Today, anyone with internet access can publish his or her ideas and opinions and even his or her version of facts with no expertise or credentials and with no consequence or accountability.  Readership and popularity are often a function of salaciousness and sensationalism, not truth and accuracy.

In his book, The Death of Expertise: The Campaign Against Established Knowledge and Why it Matters, Thomas M. Nichols elucidates this concept: People are now exposed to more information than ever before, provided both by technology and by increasing access to every level of education. These societal gains, however, have also helped fuel a surge in narcissistic and misguided intellectual egalitarianism that has crippled informed debates on any number of issues. Today, everyone knows everything: with only a quick trip through WebMD or Wikipedia, average citizens believe themselves to be on an equal intellectual footing with doctors and diplomats.
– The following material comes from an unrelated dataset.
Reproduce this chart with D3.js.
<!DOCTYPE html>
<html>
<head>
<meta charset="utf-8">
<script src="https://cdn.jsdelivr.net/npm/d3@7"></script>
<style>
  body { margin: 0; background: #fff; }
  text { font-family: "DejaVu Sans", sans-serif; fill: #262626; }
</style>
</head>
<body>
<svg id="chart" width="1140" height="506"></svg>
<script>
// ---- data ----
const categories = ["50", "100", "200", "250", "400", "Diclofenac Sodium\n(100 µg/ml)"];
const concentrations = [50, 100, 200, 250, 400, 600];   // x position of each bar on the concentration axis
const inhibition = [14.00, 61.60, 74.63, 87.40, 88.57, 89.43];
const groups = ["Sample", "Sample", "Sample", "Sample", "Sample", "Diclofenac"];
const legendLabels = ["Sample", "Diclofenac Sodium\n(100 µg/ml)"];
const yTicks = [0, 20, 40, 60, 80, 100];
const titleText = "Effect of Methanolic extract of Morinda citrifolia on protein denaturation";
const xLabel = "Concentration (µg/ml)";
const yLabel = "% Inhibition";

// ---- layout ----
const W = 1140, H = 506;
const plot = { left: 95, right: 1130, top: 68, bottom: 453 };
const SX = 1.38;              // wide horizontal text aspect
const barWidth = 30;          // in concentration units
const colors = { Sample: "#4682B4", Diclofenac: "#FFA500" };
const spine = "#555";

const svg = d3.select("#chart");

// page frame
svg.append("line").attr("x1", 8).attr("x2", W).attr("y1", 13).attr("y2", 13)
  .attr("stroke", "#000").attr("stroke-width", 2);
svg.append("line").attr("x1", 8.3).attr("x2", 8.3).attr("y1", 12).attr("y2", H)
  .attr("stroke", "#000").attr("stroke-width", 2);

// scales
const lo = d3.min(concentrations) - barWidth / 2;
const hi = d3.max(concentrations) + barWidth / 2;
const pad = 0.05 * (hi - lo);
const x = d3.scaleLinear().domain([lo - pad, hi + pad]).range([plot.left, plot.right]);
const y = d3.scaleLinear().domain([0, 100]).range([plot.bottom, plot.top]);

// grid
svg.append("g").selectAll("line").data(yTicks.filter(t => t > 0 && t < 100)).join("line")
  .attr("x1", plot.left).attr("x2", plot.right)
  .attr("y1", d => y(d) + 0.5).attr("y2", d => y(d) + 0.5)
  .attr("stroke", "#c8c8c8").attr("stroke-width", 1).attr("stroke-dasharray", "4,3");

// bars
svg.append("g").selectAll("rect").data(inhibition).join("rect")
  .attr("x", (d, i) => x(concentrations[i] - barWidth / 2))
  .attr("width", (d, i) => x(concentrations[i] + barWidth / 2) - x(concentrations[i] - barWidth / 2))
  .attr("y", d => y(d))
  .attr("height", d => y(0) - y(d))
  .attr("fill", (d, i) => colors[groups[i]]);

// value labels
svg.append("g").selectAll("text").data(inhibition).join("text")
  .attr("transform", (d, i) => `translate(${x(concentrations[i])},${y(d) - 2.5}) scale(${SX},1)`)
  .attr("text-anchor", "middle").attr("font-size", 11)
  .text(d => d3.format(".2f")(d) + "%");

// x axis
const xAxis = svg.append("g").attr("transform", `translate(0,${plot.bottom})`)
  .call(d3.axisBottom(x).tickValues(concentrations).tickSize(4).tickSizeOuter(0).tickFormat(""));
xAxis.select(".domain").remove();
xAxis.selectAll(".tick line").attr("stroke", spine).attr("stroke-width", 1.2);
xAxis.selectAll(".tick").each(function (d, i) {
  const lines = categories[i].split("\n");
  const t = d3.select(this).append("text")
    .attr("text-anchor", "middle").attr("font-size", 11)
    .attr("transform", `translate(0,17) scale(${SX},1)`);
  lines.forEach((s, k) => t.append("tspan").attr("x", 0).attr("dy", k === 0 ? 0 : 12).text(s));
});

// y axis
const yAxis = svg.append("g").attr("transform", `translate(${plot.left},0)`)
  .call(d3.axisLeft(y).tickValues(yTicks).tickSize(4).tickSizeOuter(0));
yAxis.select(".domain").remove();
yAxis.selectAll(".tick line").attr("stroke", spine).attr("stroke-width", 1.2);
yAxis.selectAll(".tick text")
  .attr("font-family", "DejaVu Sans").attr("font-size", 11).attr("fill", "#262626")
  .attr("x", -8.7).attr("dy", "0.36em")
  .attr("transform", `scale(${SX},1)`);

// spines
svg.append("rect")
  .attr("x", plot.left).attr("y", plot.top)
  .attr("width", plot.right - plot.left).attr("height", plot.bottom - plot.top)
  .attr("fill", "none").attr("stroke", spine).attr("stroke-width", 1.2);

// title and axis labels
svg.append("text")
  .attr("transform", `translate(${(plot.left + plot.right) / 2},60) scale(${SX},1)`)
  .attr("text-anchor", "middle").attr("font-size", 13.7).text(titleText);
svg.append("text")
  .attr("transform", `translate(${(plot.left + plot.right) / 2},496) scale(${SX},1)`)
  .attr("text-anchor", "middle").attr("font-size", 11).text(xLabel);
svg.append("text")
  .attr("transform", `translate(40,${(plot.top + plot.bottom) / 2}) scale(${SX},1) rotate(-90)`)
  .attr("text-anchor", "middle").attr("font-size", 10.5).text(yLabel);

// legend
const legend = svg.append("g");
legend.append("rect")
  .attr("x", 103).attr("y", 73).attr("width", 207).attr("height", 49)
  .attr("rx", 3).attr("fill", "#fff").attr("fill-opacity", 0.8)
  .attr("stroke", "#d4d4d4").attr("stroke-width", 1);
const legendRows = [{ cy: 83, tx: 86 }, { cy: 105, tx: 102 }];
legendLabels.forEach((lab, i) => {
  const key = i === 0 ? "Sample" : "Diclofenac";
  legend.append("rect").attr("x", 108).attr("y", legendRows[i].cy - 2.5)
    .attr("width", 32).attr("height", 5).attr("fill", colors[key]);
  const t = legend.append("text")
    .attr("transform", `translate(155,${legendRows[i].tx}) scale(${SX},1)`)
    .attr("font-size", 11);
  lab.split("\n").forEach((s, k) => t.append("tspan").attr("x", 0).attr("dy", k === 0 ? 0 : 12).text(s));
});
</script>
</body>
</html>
All voices, even the most ridiculous, demand to be taken with equal seriousness, and any claim to the contrary is dismissed as undemocratic elitism.
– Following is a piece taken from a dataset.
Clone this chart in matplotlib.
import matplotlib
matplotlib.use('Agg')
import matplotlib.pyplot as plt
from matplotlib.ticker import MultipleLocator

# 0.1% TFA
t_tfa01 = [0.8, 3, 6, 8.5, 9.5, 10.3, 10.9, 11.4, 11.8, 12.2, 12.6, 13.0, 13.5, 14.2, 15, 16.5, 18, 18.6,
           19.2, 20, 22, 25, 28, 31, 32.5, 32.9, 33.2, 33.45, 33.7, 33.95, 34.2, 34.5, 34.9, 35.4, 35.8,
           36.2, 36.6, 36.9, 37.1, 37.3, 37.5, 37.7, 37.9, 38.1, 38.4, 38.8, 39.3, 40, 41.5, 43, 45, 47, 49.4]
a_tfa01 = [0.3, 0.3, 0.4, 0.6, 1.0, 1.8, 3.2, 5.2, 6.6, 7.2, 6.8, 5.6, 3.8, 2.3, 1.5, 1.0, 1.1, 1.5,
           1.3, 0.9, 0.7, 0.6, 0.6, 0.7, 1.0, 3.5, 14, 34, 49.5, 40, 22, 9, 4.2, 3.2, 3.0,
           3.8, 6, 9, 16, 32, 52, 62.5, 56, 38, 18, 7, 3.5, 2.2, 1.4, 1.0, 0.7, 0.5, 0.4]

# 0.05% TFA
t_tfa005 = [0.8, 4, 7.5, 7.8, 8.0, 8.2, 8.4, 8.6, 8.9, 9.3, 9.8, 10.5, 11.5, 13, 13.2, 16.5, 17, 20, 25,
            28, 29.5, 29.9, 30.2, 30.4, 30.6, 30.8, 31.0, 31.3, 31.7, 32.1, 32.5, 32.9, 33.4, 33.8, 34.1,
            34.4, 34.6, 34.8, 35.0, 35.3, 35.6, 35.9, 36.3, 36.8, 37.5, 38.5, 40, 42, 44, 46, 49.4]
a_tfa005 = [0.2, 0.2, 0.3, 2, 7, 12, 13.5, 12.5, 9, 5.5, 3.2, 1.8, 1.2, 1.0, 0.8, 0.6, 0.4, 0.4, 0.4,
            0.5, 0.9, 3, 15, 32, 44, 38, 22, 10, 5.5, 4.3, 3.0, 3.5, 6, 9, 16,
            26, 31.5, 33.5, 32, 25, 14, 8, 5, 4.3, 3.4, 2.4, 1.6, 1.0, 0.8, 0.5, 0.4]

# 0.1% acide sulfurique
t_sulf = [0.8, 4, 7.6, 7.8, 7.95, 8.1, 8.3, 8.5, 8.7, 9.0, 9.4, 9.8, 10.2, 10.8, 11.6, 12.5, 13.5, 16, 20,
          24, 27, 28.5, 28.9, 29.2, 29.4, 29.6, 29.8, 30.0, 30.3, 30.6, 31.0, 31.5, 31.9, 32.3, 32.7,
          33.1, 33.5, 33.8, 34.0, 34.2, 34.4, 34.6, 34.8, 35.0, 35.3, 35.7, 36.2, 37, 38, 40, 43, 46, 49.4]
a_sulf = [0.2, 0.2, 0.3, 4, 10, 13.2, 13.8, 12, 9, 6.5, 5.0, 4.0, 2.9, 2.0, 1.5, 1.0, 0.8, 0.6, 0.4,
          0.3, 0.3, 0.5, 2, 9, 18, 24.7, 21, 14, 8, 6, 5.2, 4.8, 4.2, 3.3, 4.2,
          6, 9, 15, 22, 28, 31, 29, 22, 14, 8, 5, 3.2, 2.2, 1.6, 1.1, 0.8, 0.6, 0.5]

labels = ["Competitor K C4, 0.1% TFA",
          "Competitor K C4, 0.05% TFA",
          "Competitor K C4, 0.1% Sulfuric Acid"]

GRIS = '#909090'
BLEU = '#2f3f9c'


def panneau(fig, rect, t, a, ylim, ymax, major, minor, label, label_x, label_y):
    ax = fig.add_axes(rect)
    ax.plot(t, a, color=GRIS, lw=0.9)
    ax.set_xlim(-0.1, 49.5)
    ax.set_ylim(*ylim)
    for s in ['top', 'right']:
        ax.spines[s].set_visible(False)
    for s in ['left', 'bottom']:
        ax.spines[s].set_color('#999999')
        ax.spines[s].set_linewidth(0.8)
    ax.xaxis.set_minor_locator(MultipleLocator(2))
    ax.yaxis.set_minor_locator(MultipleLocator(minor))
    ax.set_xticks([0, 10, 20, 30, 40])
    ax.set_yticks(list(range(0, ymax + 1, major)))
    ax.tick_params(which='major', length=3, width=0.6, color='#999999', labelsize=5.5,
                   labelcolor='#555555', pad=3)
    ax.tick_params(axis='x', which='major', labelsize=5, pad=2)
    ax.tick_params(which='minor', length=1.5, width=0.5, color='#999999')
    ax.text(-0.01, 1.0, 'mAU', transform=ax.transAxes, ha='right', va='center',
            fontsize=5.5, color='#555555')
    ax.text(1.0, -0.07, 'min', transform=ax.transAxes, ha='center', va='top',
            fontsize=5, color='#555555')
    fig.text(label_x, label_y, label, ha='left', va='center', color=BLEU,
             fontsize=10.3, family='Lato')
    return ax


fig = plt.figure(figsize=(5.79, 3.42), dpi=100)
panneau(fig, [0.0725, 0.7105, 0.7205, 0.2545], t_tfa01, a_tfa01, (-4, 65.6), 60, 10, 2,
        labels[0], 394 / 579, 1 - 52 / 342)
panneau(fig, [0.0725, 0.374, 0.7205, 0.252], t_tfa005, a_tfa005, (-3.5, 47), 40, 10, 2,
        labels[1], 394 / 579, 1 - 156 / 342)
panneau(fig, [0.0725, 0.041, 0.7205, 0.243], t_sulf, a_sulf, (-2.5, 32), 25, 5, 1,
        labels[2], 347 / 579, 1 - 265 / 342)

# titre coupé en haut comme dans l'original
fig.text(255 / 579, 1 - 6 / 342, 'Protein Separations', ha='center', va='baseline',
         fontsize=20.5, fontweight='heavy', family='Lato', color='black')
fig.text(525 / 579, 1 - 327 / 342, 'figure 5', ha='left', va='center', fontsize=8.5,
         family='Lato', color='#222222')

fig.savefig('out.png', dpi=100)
All of this places an enormous burden on us, the readers and consumers of information, to be vigilant and judicious before blindly accepting everything we come across in print, online, or in person.  Especially in the information age, we must ask ourselves, who is the author or speaker of these words?  What authority or credibility do they have?  How does what they are saying match up with what I know about the person, place, or issue being discussed?  Is there another side to this story?  Do I have all the facts and information to draw a conclusion?
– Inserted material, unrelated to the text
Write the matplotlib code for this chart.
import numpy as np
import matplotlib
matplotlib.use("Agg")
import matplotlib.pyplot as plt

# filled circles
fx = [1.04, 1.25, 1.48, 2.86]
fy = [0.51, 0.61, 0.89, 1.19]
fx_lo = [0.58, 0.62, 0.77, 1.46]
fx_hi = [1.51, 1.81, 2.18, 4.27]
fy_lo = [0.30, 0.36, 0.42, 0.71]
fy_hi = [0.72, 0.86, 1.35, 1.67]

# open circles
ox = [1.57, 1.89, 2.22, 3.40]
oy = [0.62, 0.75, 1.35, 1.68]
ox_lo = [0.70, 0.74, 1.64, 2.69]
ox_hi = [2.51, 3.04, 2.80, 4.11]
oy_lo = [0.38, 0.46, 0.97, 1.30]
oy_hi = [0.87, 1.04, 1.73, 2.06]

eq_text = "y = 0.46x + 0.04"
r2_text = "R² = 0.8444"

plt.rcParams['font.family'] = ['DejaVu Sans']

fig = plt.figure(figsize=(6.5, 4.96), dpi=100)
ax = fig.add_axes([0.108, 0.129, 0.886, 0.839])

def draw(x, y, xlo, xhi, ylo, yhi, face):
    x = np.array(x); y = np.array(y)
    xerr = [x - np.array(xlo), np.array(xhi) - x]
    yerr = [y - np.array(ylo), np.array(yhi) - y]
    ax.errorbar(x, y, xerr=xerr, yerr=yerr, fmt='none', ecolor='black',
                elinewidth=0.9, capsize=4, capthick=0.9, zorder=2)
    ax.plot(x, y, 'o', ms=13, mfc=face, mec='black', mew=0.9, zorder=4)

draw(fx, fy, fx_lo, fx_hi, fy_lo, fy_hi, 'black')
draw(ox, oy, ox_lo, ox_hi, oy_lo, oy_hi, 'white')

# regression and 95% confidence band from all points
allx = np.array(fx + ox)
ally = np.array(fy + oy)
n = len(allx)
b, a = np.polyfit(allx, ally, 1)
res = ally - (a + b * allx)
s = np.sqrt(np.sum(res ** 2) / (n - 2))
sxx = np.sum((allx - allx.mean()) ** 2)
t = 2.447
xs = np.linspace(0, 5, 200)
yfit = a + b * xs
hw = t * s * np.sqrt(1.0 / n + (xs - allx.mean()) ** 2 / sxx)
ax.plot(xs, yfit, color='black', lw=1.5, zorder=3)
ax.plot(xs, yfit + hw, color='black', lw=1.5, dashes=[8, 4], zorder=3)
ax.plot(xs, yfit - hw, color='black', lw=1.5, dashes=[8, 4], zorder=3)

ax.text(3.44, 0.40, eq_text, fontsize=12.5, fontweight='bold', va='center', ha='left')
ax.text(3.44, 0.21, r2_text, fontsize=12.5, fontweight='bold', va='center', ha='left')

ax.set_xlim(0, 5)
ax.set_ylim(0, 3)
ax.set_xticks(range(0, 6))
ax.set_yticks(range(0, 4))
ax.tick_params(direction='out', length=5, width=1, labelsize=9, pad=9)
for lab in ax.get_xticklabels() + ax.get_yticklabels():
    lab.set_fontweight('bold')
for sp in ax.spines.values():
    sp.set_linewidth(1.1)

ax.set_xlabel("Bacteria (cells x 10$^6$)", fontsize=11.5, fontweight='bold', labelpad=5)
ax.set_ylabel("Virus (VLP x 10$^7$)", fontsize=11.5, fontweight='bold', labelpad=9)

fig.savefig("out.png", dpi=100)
This week’s Parsha contains the instruction – mi’dvar sheker tirchak, distance yourself from falsehood.  The Gemara (Shabbos 55a) tells us that God’s signature, his insignia, is emes, truth.   To be Godly and God-like one must have ferocious loyalty and fidelity to the truth.  Exaggerating, distorting and bending the truth distance us and alienate us from the Almighty.

The great Chassidishe Rebbe, Rebbe Zushia explains the verse, “Mi’dvar sheker tirchak” as: Mi’dvar sheker – as a result of lies and falsehood, tirchak – you will become distant from Hashem.  To be close with and in the footsteps of God, truth must be our stamp and our signature.

The Sefer HaChinuch (Mitzvah 74) writes that the Torah does not include the obligation to “distance” ourselves when it comes to any other mitzvah or law.  When it comes to lying, it isn’t enough to be committed to the truth and devoted to never lying, but one must distance themselves completely from lies and from liars.  He writes that not only is the one who lies accountable, but the one who listens to lies, who provides a platform, or who explicitly or implicitly allows the liar to spread his or her lies, is also answerable.

The Chinuch speaks in strong terms about one who lies: “Falsehood is abominable and disgraceful in everyone’s eyes, there is nothing more disgusting than it, and curses come to the home of those who love it. Therefore the Torah exhorts us to greatly distance ourselves from falsehood, as it says, ’distance yourself from falsehood.’”

Shlomo HaMelech, the wisest of all men, wrote in Mishlei (18), “maves v’chaim b’yad lashon, death and life are in the hand of the tongue.”  Perhaps his wisdom can be amended today to read death and life are in our fingertips on the keyboard.  Not everything appearing in our inbox or on our Facebook timeline are authoritative or even true.  Just because someone rants about a bad meal or poor service he had at a restaurant doesn’t mean you shouldn’t try it out.  Just because someone got his or her thoughts posted to The Huffington Post or The Times of Israel doesn’t mean he or she is a journalist or someone with a command of facts, the definitive position, or even a reliable perspective at all.

The burden of making sure that the internet functions as a disinfectant and not as a toxin is on the readers and consumers of its content.  We must be judicious, careful, and extremely vigilant, not only in what we write, but as importantly, in how we process and accept what we read.